A segunda etapa na Mauritânia acabava na Capital – Nouakchott. Os dias eram de muito calor e muito exigentes para as motos. Eu estava apaixonado pela minha nova mota e a curtir as pistas do Sahara.
Aqui começaram os problemas mecânicos na mota no Manel. Aquecia e perdia água.
Furei a meio da etapa. Valeu-me a ajuda do Jaime e do Manel.

Dia 11

Neste dia, ligávamos Nouakcchott a Saint Louis, no Senegal. Mais uma fronteira e mudança de paisagens. Deixávamos o Sahara para trás e ficávamos mais perto de Dakar.

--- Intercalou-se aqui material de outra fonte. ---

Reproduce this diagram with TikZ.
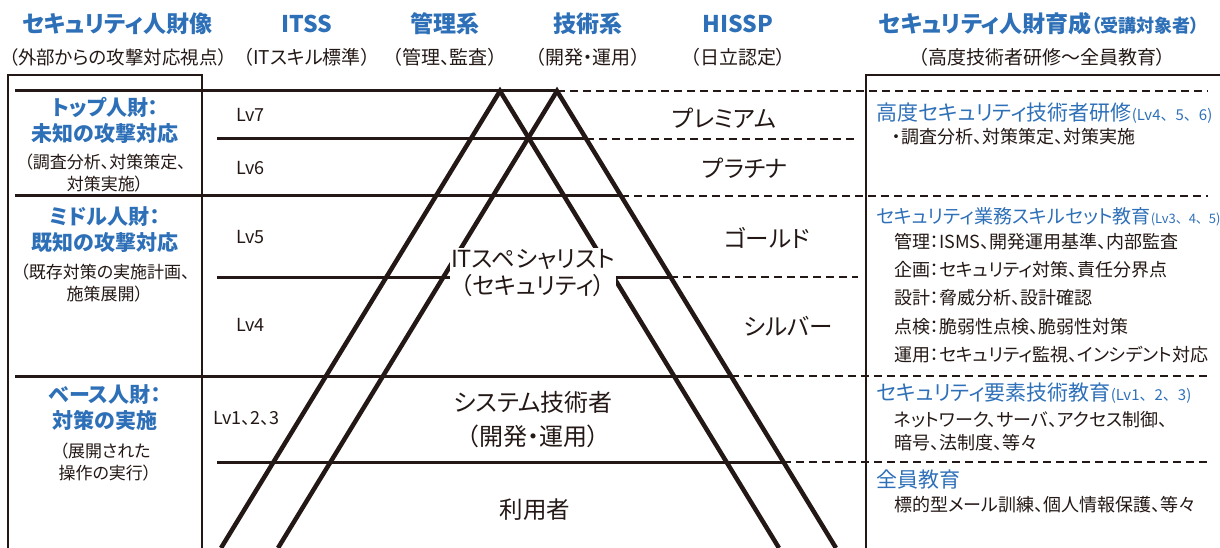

Passámos umas horas na fronteira do Senegal entre burocracia, técnicas de venda agressiva e música repetitiva.

O contraste entre países e culturas é inacreditável. Sair da Mauritânia e entrar no Senegal é como ir ao Lux depois de uma missa de sétimo dia. A chegada a Saint Louis foi surreal. Uma cidade colorida pelo lixo, animais e pessoas nas ruas. Entrámos na cidade escoltados, a caravana seguia toda junta, o que originou muitas paragens. As máquinas começaram a aquecer, inclusive a minha mota. De repente, acendiam luzes que nunca tinha visto. Tentava libertar-me daquele pára-arranca e respirar algum ar, mas não conseguia. Não podia ultrapassar a polícia que seguia em marcha lenta. Decidi parar para ver se a ventoinha estava a funcionar e falar com o Manel.
Todos passaram por mim a gritar…todos eram da mesma opinião. Tinha escolhido o pior sitio para parar. Estávamos no centro de uma cidade assustadoramente caótica e diferente de tudo o que já tínhamos visto. Segui até ao hotel sem olhar mais para o manómetro. Quando cheguei, lembrei-me que devia ter lavado o radiador, na praia a mota ficou carregada de sal, e acabou por tapar parte do sistema de refrigeração. Banho tomado e estava pronto para a próximo etapa.